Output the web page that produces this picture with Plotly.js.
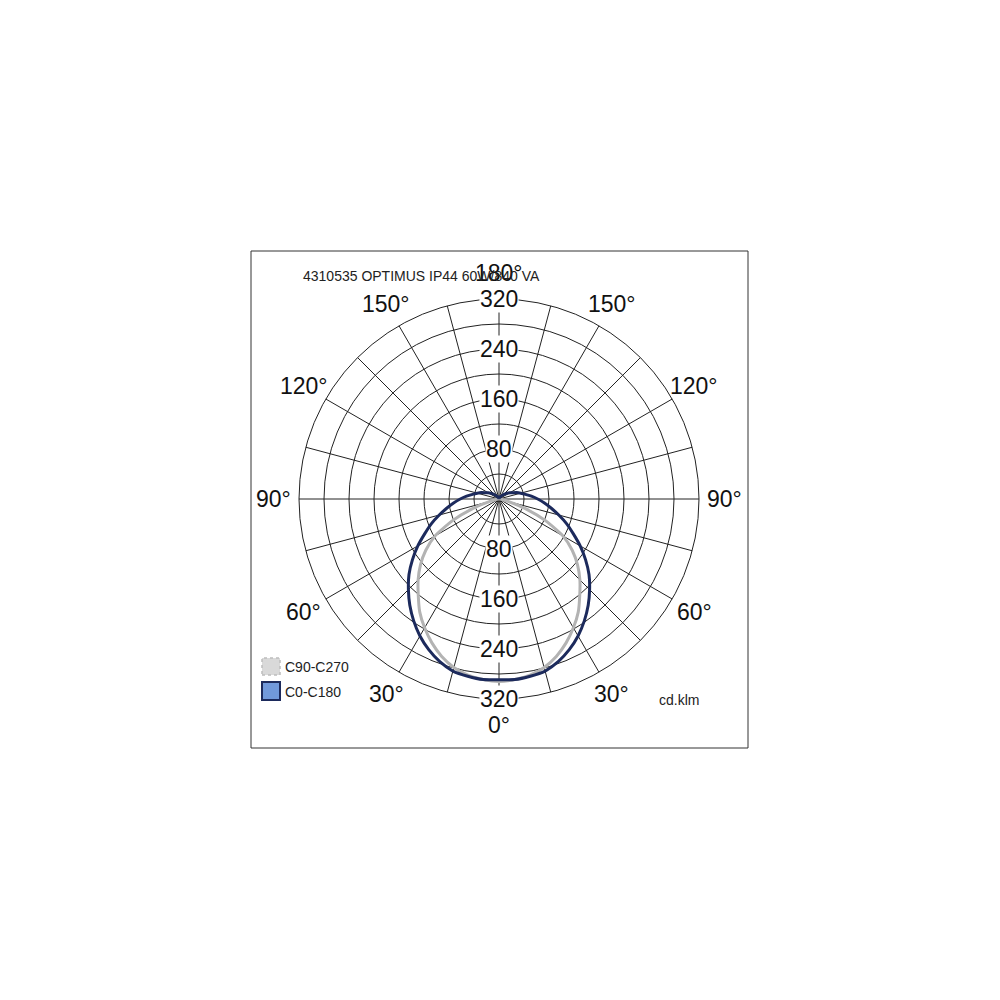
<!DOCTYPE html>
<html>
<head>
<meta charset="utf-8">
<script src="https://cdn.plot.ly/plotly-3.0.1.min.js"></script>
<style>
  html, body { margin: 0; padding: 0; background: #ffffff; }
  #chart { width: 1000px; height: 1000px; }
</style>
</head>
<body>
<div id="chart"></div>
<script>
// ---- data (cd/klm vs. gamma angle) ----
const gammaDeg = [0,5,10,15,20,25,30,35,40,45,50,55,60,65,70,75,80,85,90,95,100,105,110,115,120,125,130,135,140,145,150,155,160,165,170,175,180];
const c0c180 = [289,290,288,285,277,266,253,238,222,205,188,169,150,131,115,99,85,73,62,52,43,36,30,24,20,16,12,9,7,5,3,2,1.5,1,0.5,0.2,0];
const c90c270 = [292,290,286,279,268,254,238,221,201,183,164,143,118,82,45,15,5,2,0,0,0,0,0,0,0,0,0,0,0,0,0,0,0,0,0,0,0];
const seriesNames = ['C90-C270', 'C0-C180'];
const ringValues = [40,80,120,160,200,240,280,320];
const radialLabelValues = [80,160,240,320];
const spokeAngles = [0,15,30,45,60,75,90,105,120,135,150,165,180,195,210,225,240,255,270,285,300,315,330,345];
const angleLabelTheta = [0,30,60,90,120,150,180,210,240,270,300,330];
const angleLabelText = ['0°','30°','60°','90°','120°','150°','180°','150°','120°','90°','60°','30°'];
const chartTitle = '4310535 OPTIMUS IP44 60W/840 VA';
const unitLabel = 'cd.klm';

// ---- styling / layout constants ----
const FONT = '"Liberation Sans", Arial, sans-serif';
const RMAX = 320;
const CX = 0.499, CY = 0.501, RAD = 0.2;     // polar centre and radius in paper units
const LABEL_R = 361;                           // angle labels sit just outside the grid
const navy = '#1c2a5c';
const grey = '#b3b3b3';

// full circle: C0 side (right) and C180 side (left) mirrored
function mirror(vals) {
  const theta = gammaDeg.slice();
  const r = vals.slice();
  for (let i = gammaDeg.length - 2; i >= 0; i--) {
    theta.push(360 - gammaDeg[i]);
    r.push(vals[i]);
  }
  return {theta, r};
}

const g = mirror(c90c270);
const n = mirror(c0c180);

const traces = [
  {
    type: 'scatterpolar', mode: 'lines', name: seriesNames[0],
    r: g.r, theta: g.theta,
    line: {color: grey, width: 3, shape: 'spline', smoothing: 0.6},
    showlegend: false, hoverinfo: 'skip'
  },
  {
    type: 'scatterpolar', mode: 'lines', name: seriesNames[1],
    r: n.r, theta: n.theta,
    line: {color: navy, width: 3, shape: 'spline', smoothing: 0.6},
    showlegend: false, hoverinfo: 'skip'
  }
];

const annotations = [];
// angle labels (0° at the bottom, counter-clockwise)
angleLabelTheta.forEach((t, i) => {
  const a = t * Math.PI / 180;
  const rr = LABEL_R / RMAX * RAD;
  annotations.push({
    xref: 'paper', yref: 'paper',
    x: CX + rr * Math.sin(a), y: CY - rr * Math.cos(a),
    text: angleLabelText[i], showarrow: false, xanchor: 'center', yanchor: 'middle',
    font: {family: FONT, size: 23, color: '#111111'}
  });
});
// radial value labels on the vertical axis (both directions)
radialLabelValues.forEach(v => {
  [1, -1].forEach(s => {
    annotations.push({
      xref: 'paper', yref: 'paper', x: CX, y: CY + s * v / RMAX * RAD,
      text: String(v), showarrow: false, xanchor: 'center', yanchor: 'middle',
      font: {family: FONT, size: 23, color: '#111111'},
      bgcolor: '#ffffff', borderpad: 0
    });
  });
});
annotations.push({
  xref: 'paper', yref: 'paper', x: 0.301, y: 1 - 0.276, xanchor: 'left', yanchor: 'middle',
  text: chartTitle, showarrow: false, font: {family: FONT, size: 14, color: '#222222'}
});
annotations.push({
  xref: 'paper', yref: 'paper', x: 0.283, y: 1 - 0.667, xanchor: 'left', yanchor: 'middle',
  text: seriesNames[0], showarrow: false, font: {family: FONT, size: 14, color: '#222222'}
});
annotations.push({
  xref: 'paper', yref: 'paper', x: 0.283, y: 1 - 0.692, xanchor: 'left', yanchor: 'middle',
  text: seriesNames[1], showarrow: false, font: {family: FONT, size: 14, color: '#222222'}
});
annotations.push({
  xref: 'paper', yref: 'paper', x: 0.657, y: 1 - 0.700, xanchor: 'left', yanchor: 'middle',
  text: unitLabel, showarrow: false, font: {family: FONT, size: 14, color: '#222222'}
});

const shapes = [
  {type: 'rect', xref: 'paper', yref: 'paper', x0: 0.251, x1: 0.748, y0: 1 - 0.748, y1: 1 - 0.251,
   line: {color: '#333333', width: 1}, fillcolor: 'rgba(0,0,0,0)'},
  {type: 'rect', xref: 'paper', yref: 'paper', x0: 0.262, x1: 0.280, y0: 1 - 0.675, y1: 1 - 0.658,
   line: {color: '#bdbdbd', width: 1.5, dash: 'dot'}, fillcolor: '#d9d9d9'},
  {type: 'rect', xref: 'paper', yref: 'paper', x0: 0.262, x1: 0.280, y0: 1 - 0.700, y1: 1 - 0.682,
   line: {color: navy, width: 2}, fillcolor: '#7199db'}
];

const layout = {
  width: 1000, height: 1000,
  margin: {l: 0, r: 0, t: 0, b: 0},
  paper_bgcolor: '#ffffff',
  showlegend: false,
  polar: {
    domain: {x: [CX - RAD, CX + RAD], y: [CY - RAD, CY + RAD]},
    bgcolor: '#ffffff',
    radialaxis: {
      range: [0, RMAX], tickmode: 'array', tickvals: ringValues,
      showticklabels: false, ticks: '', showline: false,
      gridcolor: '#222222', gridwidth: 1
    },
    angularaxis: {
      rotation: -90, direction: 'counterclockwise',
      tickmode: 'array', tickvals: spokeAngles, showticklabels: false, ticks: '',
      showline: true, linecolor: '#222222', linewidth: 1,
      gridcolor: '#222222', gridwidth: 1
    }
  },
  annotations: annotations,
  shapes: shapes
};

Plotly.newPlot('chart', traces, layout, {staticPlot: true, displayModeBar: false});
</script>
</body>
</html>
--------
:: Task instructions ::
Copy out all of the material exactly as written, without its pictures.

:: Result of this task ::
Output the web page that produces this picture with Plotly.js.
<!DOCTYPE html>
<html>
<head>
<meta charset="utf-8">
<script src="https://cdn.plot.ly/plotly-3.0.1.min.js"></script>
<style>
  html, body { margin: 0; padding: 0; background: #ffffff; }
  #chart { width: 1000px; height: 1000px; }
</style>
</head>
<body>
<div id="chart"></div>
<script>
// ---- data (cd/klm vs. gamma angle) ----
const gammaDeg = [0,5,10,15,20,25,30,35,40,45,50,55,60,65,70,75,80,85,90,95,100,105,110,115,120,125,130,135,140,145,150,155,160,165,170,175,180];
const c0c180 = [289,290,288,285,277,266,253,238,222,205,188,169,150,131,115,99,85,73,62,52,43,36,30,24,20,16,12,9,7,5,3,2,1.5,1,0.5,0.2,0];
const c90c270 = [292,290,286,279,268,254,238,221,201,183,164,143,118,82,45,15,5,2,0,0,0,0,0,0,0,0,0,0,0,0,0,0,0,0,0,0,0];
const seriesNames = ['C90-C270', 'C0-C180'];
const ringValues = [40,80,120,160,200,240,280,320];
const radialLabelValues = [80,160,240,320];
const spokeAngles = [0,15,30,45,60,75,90,105,120,135,150,165,180,195,210,225,240,255,270,285,300,315,330,345];
const angleLabelTheta = [0,30,60,90,120,150,180,210,240,270,300,330];
const angleLabelText = ['0°','30°','60°','90°','120°','150°','180°','150°','120°','90°','60°','30°'];
const chartTitle = '4310535 OPTIMUS IP44 60W/840 VA';
const unitLabel = 'cd.klm';

// ---- styling / layout constants ----
const FONT = '"Liberation Sans", Arial, sans-serif';
const RMAX = 320;
const CX = 0.499, CY = 0.501, RAD = 0.2;     // polar centre and radius in paper units
const LABEL_R = 361;                           // angle labels sit just outside the grid
const navy = '#1c2a5c';
const grey = '#b3b3b3';

// full circle: C0 side (right) and C180 side (left) mirrored
function mirror(vals) {
  const theta = gammaDeg.slice();
  const r = vals.slice();
  for (let i = gammaDeg.length - 2; i >= 0; i--) {
    theta.push(360 - gammaDeg[i]);
    r.push(vals[i]);
  }
  return {theta, r};
}

const g = mirror(c90c270);
const n = mirror(c0c180);

const traces = [
  {
    type: 'scatterpolar', mode: 'lines', name: seriesNames[0],
    r: g.r, theta: g.theta,
    line: {color: grey, width: 3, shape: 'spline', smoothing: 0.6},
    showlegend: false, hoverinfo: 'skip'
  },
  {
    type: 'scatterpolar', mode: 'lines', name: seriesNames[1],
    r: n.r, theta: n.theta,
    line: {color: navy, width: 3, shape: 'spline', smoothing: 0.6},
    showlegend: false, hoverinfo: 'skip'
  }
];

const annotations = [];
// angle labels (0° at the bottom, counter-clockwise)
angleLabelTheta.forEach((t, i) => {
  const a = t * Math.PI / 180;
  const rr = LABEL_R / RMAX * RAD;
  annotations.push({
    xref: 'paper', yref: 'paper',
    x: CX + rr * Math.sin(a), y: CY - rr * Math.cos(a),
    text: angleLabelText[i], showarrow: false, xanchor: 'center', yanchor: 'middle',
    font: {family: FONT, size: 23, color: '#111111'}
  });
});
// radial value labels on the vertical axis (both directions)
radialLabelValues.forEach(v => {
  [1, -1].forEach(s => {
    annotations.push({
      xref: 'paper', yref: 'paper', x: CX, y: CY + s * v / RMAX * RAD,
      text: String(v), showarrow: false, xanchor: 'center', yanchor: 'middle',
      font: {family: FONT, size: 23, color: '#111111'},
      bgcolor: '#ffffff', borderpad: 0
    });
  });
});
annotations.push({
  xref: 'paper', yref: 'paper', x: 0.301, y: 1 - 0.276, xanchor: 'left', yanchor: 'middle',
  text: chartTitle, showarrow: false, font: {family: FONT, size: 14, color: '#222222'}
});
annotations.push({
  xref: 'paper', yref: 'paper', x: 0.283, y: 1 - 0.667, xanchor: 'left', yanchor: 'middle',
  text: seriesNames[0], showarrow: false, font: {family: FONT, size: 14, color: '#222222'}
});
annotations.push({
  xref: 'paper', yref: 'paper', x: 0.283, y: 1 - 0.692, xanchor: 'left', yanchor: 'middle',
  text: seriesNames[1], showarrow: false, font: {family: FONT, size: 14, color: '#222222'}
});
annotations.push({
  xref: 'paper', yref: 'paper', x: 0.657, y: 1 - 0.700, xanchor: 'left', yanchor: 'middle',
  text: unitLabel, showarrow: false, font: {family: FONT, size: 14, color: '#222222'}
});

const shapes = [
  {type: 'rect', xref: 'paper', yref: 'paper', x0: 0.251, x1: 0.748, y0: 1 - 0.748, y1: 1 - 0.251,
   line: {color: '#333333', width: 1}, fillcolor: 'rgba(0,0,0,0)'},
  {type: 'rect', xref: 'paper', yref: 'paper', x0: 0.262, x1: 0.280, y0: 1 - 0.675, y1: 1 - 0.658,
   line: {color: '#bdbdbd', width: 1.5, dash: 'dot'}, fillcolor: '#d9d9d9'},
  {type: 'rect', xref: 'paper', yref: 'paper', x0: 0.262, x1: 0.280, y0: 1 - 0.700, y1: 1 - 0.682,
   line: {color: navy, width: 2}, fillcolor: '#7199db'}
];

const layout = {
  width: 1000, height: 1000,
  margin: {l: 0, r: 0, t: 0, b: 0},
  paper_bgcolor: '#ffffff',
  showlegend: false,
  polar: {
    domain: {x: [CX - RAD, CX + RAD], y: [CY - RAD, CY + RAD]},
    bgcolor: '#ffffff',
    radialaxis: {
      range: [0, RMAX], tickmode: 'array', tickvals: ringValues,
      showticklabels: false, ticks: '', showline: false,
      gridcolor: '#222222', gridwidth: 1
    },
    angularaxis: {
      rotation: -90, direction: 'counterclockwise',
      tickmode: 'array', tickvals: spokeAngles, showticklabels: false, ticks: '',
      showline: true, linecolor: '#222222', linewidth: 1,
      gridcolor: '#222222', gridwidth: 1
    }
  },
  annotations: annotations,
  shapes: shapes
};

Plotly.newPlot('chart', traces, layout, {staticPlot: true, displayModeBar: false});
</script>
</body>
</html>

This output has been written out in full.